Governo cria declaração de planejamento tributário que engessa a dinâmica empresarial
Valdirene Lopes Franhani
Sócia da Divisão do Contencioso
Sem nenhuma justificativa de relevância e urgência e usando como pano de fundo a transparência de informações entre o Fisco e o contribuinte, o governo federal editou em julho a Medida Provisória nº 685 que, entre outras disposições, cria uma polêmica obrigação aos contribuintes.
Trata-se de declaração que deverá ser apresentada anualmente (até 30 de setembro), sempre que o contribuinte realizar um “conjunto” de operações “que envolva atos ou negócios jurídicos que acarretem supressão, redução ou diferimento de tributo”.
São inúmeras as situações na vida do contribuinte que podem gerar esse efeito. Todavia, a MP esclarece que a declaração deverá ser apresentada quando os atos e negócios não possuírem razões extratributárias relevantes, ou quando a forma adotada pelo contribuinte não for usual ou, ainda, quando utilizar-se de negócio jurídico indireto ou que contenha cláusula que o desnature.
Além da alta carga de subjetividade de seu texto, a MP ainda dá margem para que a Receita Federal liste outros negócios ou atos jurídicos em que tal declaração seja obrigatória, a depender da regulamentação.
Vale ressaltar que a não apresentação da declaração – ou nas hipóteses em que ela for tida como ineficaz, segundo a MP – caracterizará omissão dolosa do contribuinte com intuito de sonegação ou fraude, com a cobrança imediata dos tributos supostamente sonegados e multa de 150%.
É óbvio que a intenção do governo é controlar os planejamentos tributários e dar mais agilidade à cobrança de tributos nesses casos. Entretanto, ela parte de premissas extremamente equivocadas, em manifesta ofensa à lei e à Constituição Federal.
A primeira delas é que os planejamentos tributários necessariamente devam ter outras razões que não apenas a de reduzir a carga tributária, ou seja, devem possuir propósito negocial relevante.
A segunda premissa equivocada do governo é que, quando a forma adotada pelo contribuinte não for usual, haveria o intuito de fraudar os cofres públicos.
Tais premissas não são verdadeiras. Afinal, é sabido que a alta carga tributária sobre qualquer operação e/ou produto configura custo para a empresa. Assim, tentar reduzir essa “pesada carga” dentro dos limites legais – ainda que não haja outro propósito relevante – não pode ser considerado, por si só, crime, mas direito e dever de gestão, inclusive para sobrevivência e dinâmica da empresa.
Da mesma forma, também não é dado à autoridade administrativa, por simples presunção, desconsiderar atos ou negócios jurídicos sem a respectiva prova e o devido processo legal.

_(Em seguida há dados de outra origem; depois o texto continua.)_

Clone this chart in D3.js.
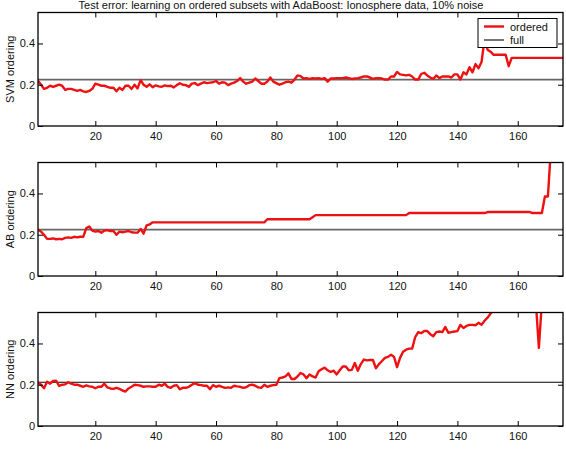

Ora, esperar que a não apresentação da declaração – ou quando for considerada ineficaz a sua apresentação – faça prova contra o próprio contribuinte, presumindo-se o crime de omissão dolosa, é absurdo. Afinal, no nosso direito a boa-fé é presumida, enquanto a má-fé deve ser comprovada.
Não se pode esperar que a aludida declaração dada pelo próprio contribuinte possa substituir de forma inversa a norma geral antielisiva há muito esperada, desde que a LC nº 104/2001 introduziu no artigo 116 do CTN a necessidade de lei complementar com essa finalidade.
Essa declaração engessa a dinâmica da atividade empresarial e compromete a segurança das relações jurídicas. Mas não é só. Ela notadamente ofende direitos e garantias constitucionais, especialmente a legalidade, o devido processo legal e a proibição de confisco.
Todos esses motivos têm mobilizado a sociedade contra a exigência. O deputado paulista Bruno Covas, por exemplo, já apresentou proposta ao Congresso Nacional para que sejam excluídos do texto da MP os dispositivos que tratam dessa declaração. Também foi proposta Ação Direta de Inconstitucionalidade no STF visando afastar a norma.
No final de agosto a Receita Federal informou que não exigirá a declaração de planejamento tributário para este ano. Mas a desistência não foi oficializada por ato da Receita.
Assim, enquanto a MP não for votada ou o Judiciário não se pronunciar, as operações feitas após a publicação da MP, ou cujos efeitos tenham ocorrido desde então, devem ser devidamente controladas e avaliadas pelos contribuintes, sejam pessoas físicas ou jurídicas, para análise de eventual necessidade ou não da apresentação dessa declaração em setembro de 2016.